10 thoughts on “The Business of Korean Dramas

  1. Your usage of Si Won’s (hilarious, epic and incredibly apt) GIFs alone is enough to give this entry an A+! 😀 Thanks for taking the time to research, explain and write about this. Much appreciated!

    • Thanks! I was happy to finally find a reason to bust out the Si Won KOD GIFs (like I really needed a reason…heck, I should just add these to ever post 🙂

  2. Very informational & educational indeed! Kudos, Lore! *wild applause* And that you managed to make this a fun read too? Wow. You should teach financials in university! I bet your classes would be way funner than what’s currently getting served up! ;D ESPECIALLY if you throw in Si Won gifs on a regular basis! ^.~

    • Thanks! Great idea in regards to teaching…maybe once I have my Masters I can find a teaching job and use King of Drama GIFs to teach the world about finance and accounting…that would be awesome, ahhhh dreams *insert day dreaming Si Won GIF here * 🙂

  3. This was a really good article. I’ve been watching k-dramas for years now, and have been well aware of their ridiculous system for most of that, but it still makes me angry, lol. Which is so irrational; what do I have to be angry about? I still get to watch the dramas I want to watch. But knowing that actors really do end up on IV drips because they’ve barely eaten or slept in weeks is just too much. I can’t even imagine what it’s like for the crew! Unfortunately for Korea, they don’t have the same workplace (and humanitarian) rights as some other countries do so they can’t actually do anything about it.

  4. “Unfortunately it was not a big ole bear hog from So Ji Sub” LOL. Thanks for the random, inside joke. It makes me feel in-the-know. That bear hug was probably my favorite part of last night’s MS episode.

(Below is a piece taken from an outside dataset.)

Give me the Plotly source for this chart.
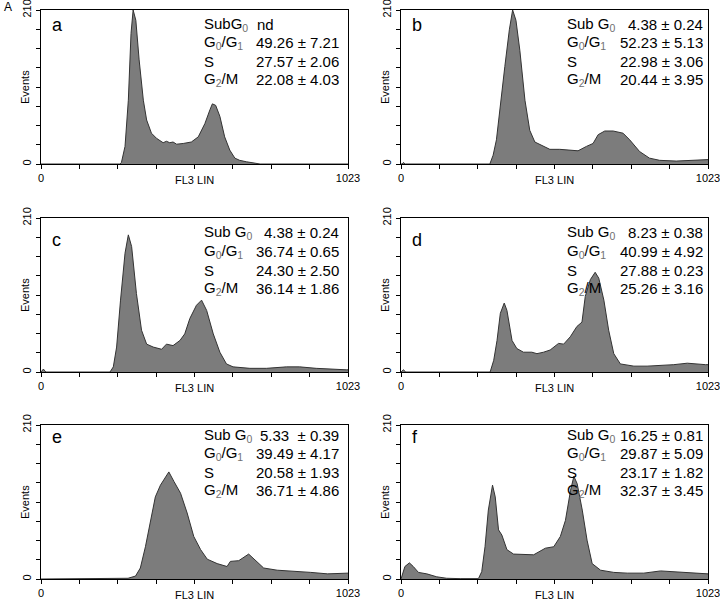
import plotly.graph_objects as go

W, H = 720, 600

ch_a = [0, 263, 268, 280, 291, 300, 307, 316, 327, 341, 352, 368, 385, 407, 418, 429, 440, 452, 474, 501, 524, 546, 563, 571, 582, 596, 612, 629, 646, 662, 685, 712, 730, 1023]
ev_a = [0, 0, 2, 24, 87, 178, 210, 196, 142, 87, 60, 42, 35, 29, 31, 29, 30, 27, 28, 30, 37, 55, 74, 82, 80, 65, 37, 19, 8, 5, 3, 1, 0, 0]

ch_b = [0, 4, 8, 14, 296, 307, 318, 329, 346, 361, 372, 383, 396, 413, 429, 446, 468, 496, 529, 563, 590, 618, 640, 657, 679, 707, 740, 762, 795, 828, 862, 917, 973, 1017, 1023]
ev_b = [0, 0, 2, 0, 0, 12, 33, 74, 133, 183, 210, 196, 155, 87, 46, 30, 26, 20, 20, 19, 18, 24, 28, 40, 45, 45, 42, 33, 17, 8, 5, 4, 5, 6, 6]

ch_c = [0, 4, 8, 16, 230, 241, 252, 265, 280, 291, 302, 318, 335, 352, 374, 402, 418, 440, 463, 479, 496, 518, 535, 552, 574, 596, 618, 640, 696, 751, 818, 862, 917, 1017, 1023]
ev_c = [0, 2, 4, 0, 0, 7, 34, 98, 162, 187, 171, 107, 57, 38, 34, 31, 38, 36, 43, 52, 73, 91, 98, 84, 52, 27, 11, 7, 5, 5, 7, 7, 5, 3, 3]

ch_d = [0, 4, 8, 16, 297, 309, 320, 331, 344, 353, 370, 386, 408, 436, 453, 475, 497, 525, 542, 564, 586, 603, 614, 631, 647, 659, 676, 692, 709, 731, 776, 820, 865, 909, 954, 976, 1015, 1023]
ev_d = [0, 2, 3, 0, 0, 16, 43, 80, 94, 84, 43, 32, 27, 27, 25, 27, 30, 39, 38, 48, 62, 68, 103, 126, 136, 128, 98, 57, 25, 11, 8, 8, 9, 10, 12, 11, 10, 10]

ch_e = [0, 264, 290, 315, 331, 348, 365, 381, 398, 415, 426, 443, 465, 487, 509, 532, 554, 587, 620, 631, 659, 692, 720, 742, 787, 843, 899, 955, 1016, 1023]
ev_e = [0, 0, 1, 4, 15, 44, 80, 112, 128, 140, 146, 133, 117, 90, 58, 40, 27, 21, 17, 24, 25, 34, 24, 15, 12, 11, 9, 7, 7, 8]

ch_f = [0, 2, 13, 28, 41, 58, 86, 119, 152, 197, 258, 269, 280, 291, 305, 314, 325, 336, 353, 375, 409, 442, 481, 509, 531, 548, 565, 576, 587, 604, 620, 637, 665, 709, 754, 809, 865, 909, 954, 1021, 1023]
ev_f = [0, 3, 17, 22, 17, 9, 7, 3, 1, 0.5, 0.5, 10, 44, 94, 128, 112, 67, 60, 40, 34, 33, 33, 42, 44, 58, 80, 121, 140, 130, 94, 53, 21, 12, 9, 8, 8, 11, 10, 8, 7, 7]

letras = ['a', 'b', 'c', 'd', 'e', 'f']

# Rótulos das fases do ciclo celular (subscritos em cinza, como no original)
def sub(t):
    return '<sub><span style="color:#707070">' + t + '</span></sub>'


fases_a = ['SubG' + sub('0'), 'G' + sub('0') + '/G' + sub('1'), 'S', 'G' + sub('2') + '/M']
fases = ['Sub G' + sub('0'), 'G' + sub('0') + '/G' + sub('1'), 'S', 'G' + sub('2') + '/M']

val_a = ['nd', '49.26 ± 7.21', '27.57 ± 2.06', '22.08 ± 4.03']
val_b = ['4.38 ± 0.24', '52.23 ± 5.13', '22.98 ± 3.06', '20.44 ± 3.95']
val_c = ['4.38 ± 0.24', '36.74 ± 0.65', '24.30 ± 2.50', '36.14 ± 1.86']
val_d = ['8.23 ± 0.38', '40.99 ± 4.92', '27.88 ± 0.23', '25.26 ± 3.16']
val_e = ['5.33  ± 0.39', '39.49 ± 4.17', '20.58 ± 1.93', '36.71 ± 4.86']
val_f = ['16.25 ± 0.81', '29.87 ± 5.09', '23.17 ± 1.82', '32.37 ± 3.45']

dados = [(ch_a, ev_a, fases_a, val_a), (ch_b, ev_b, fases, val_b),
         (ch_c, ev_c, fases, val_c), (ch_d, ev_d, fases, val_d),
         (ch_e, ev_e, fases, val_e), (ch_f, ev_f, fases, val_f)]

FONTE = 'Liberation Sans, Arial, sans-serif'

# Geometria dos painéis em pixels: (esquerda, direita) e (topo, base)
cols = [(41, 348), (401, 708)]
rows = [(10, 164), (218, 372), (425, 579)]
linhas_txt = [[24, 43, 61, 80], [233, 252, 270, 288], [435, 453, 472, 490]]
letra_y = [25, 240, 437]


def px_x(x):
    return x / W


def px_y(y):
    return 1 - y / H


fig = go.Figure()
annotations = []
layout = {}

for i, (ch, ev, rot, val) in enumerate(dados):
    r, c = divmod(i, 2)
    x0, x1 = cols[c]
    y0, y1 = rows[r]
    n = '' if i == 0 else str(i + 1)

    fig.add_trace(go.Scatter(
        x=ch, y=ev, mode='lines', fill='tozeroy',
        fillcolor='#7c7c7c', line={'color': '#333333', 'width': 1},
        xaxis='x' + n, yaxis='y' + n, showlegend=False, hoverinfo='skip'
    ))

    layout['xaxis' + n] = dict(
        domain=[px_x(x0), px_x(x1)], anchor='y' + n, range=[0, 1023],
        showline=True, mirror=True, linecolor='black', linewidth=1.3,
        showgrid=False, zeroline=False, automargin=False,
        ticks='outside', ticklen=4, tickcolor='black',
        ticklabeloverflow='allow',
        tickvals=[k * 1023 / 8 for k in range(9)],
        ticktext=['0'] + [''] * 7 + ['1023'],
        tickfont={'size': 11, 'family': FONTE, 'color': 'black'},
    )
    layout['yaxis' + n] = dict(
        domain=[px_y(y1), px_y(y0)], anchor='x' + n, range=[0, 210],
        showline=True, mirror=True, linecolor='black', linewidth=1.3,
        showgrid=False, zeroline=False, automargin=False,
        ticks='outside', ticklen=4, tickcolor='black',
        ticklabeloverflow='allow',
        tickvals=[k * 210 / 8 for k in range(9)],
        ticktext=['0'] + [''] * 7 + ['210'],
        tickangle=-90,
        tickfont={'size': 11, 'family': FONTE, 'color': 'black'},
    )

    # Títulos dos eixos (âncoras explícitas, senão o 'auto' muda conforme a posição)
    annotations.append(dict(x=px_x(x0 - 16), y=px_y((y0 + y1) / 2), xref='paper', yref='paper',
                            text='Events', textangle=-90, showarrow=False,
                            xanchor='center', yanchor='middle',
                            font={'size': 11, 'family': FONTE, 'color': 'black'}))
    annotations.append(dict(x=px_x((x0 + x1) / 2), y=px_y(y1 + 16), xref='paper', yref='paper',
                            text='FL3 LIN', showarrow=False,
                            xanchor='center', yanchor='middle',
                            font={'size': 11, 'family': FONTE, 'color': 'black'}))

    # Letra do painel
    annotations.append(dict(x=px_x(x0 + 9), y=px_y(letra_y[r]), xref='paper', yref='paper',
                            text=letras[i], showarrow=False, xanchor='left', yanchor='middle',
                            font={'size': 18, 'family': FONTE, 'color': 'black'}))

    # Tabela de fases
    lx = x0 + 161 if c == 0 else x0 + 164
    vx = x1 - 7 if c == 0 else x1 - 3
    for k in range(4):
        yk = px_y(linhas_txt[r][k])
        annotations.append(dict(x=px_x(lx), y=yk, xref='paper', yref='paper',
                                text=rot[k], showarrow=False, xanchor='left', yanchor='middle',
                                font={'size': 15, 'family': FONTE, 'color': 'black'}))
        if val[k] == 'nd':
            annotations.append(dict(x=px_x(x0 + 214), y=yk, xref='paper', yref='paper',
                                    text=val[k], showarrow=False, xanchor='left', yanchor='middle',
                                    font={'size': 15, 'family': FONTE, 'color': 'black'}))
        else:
            annotations.append(dict(x=px_x(vx), y=yk, xref='paper', yref='paper',
                                    text=val[k], showarrow=False, xanchor='right', yanchor='middle',
                                    font={'size': 15, 'family': FONTE, 'color': 'black'}))

annotations.append(dict(x=px_x(2), y=px_y(7), xref='paper', yref='paper', text='A',
                        showarrow=False, xanchor='left', yanchor='middle',
                        font={'size': 12, 'family': FONTE, 'color': 'black'}))

fig.update_layout(
    width=W, height=H,
    margin={'l': 0, 'r': 0, 't': 0, 'b': 0, 'autoexpand': False},
    plot_bgcolor='white', paper_bgcolor='white',
    annotations=annotations,
    **layout
)

# Remove a margem padrão do <body> para a figura ocupar a janela inteira
fig.write_html("out.html", config={'displayModeBar': False},
               post_script="document.body.style.margin='0px';")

  5. If the Korean Actors Labor Union is like the U.S. Actor Labor Unions the contracts should include: minimum salaries (negotiated rates, overtime, extra pay for additional duties, free housing or per diem on tour); work rules (length of day, breaks, days off, safe and sanitary conditions). Such a shame because they are done so well and the actors/actresses are a big part of that. Makes me sad to know the truth : (

  6. That was such an informative and interesting post. You must have put a lot of effort into your research, Lore.

    For those who are further interested in how production companies work, I recommend the drama, Worlds Within (aka The World That They Live In) starring Hyun Bin and Song Hye Gyo. I saw the behind the scenes of how drama-making works, although I don’t think that they are working for an independent broadcasting company, but for an actual TV station.

    Also, all this business of independent companies reminds me of the backstory of the drama, Birdie Buddy starring UEE, Lee Da Hee, and Lee Yong Woo. The drama was supposed to be aired by MBC, but it was dropped from the lineup in 2010. After a couple months of struggles with the independent production company on edge, it was finally picked up by tvN. Imagine putting in all that hard work and then it never even gets broadcasted or put on the shelf. There were also several articles that speculate that UEE was the reason why the drama was not picked up since UEE was still relatively unknown, a newbie actor, and more known for being in the After School girl group. In desperation, the production company started putting up 30-minute long trailer on Youtube in hopes that a broadcasting company would reconsider it. After it broadcasted on TvN, I wonder if anybody else, besides the leading actors, got paid.

  7. Or how about when actress Han Ye Seul walking out on the job while filiming the drama, Spy Myung Wol? The business of drama-making takes a heavy physical and financial toll on everyone.

  8. Really insightful, Lore! Scary and sad… but insightful! (I suppose that’s the price for looking into how they make the sausage.) I hope they manage to… even things out, i guess? Get a better idea of what the actual cost is, have reputable productions companies for workers at least to choose over fly-by-night places. (I’m not giving the broadcasters any credit here — I don’t see them choosing quality over cost, unfortunately.)

    I feel like the k-drama industry is still fairly young. Hopefully they’ll find their feet.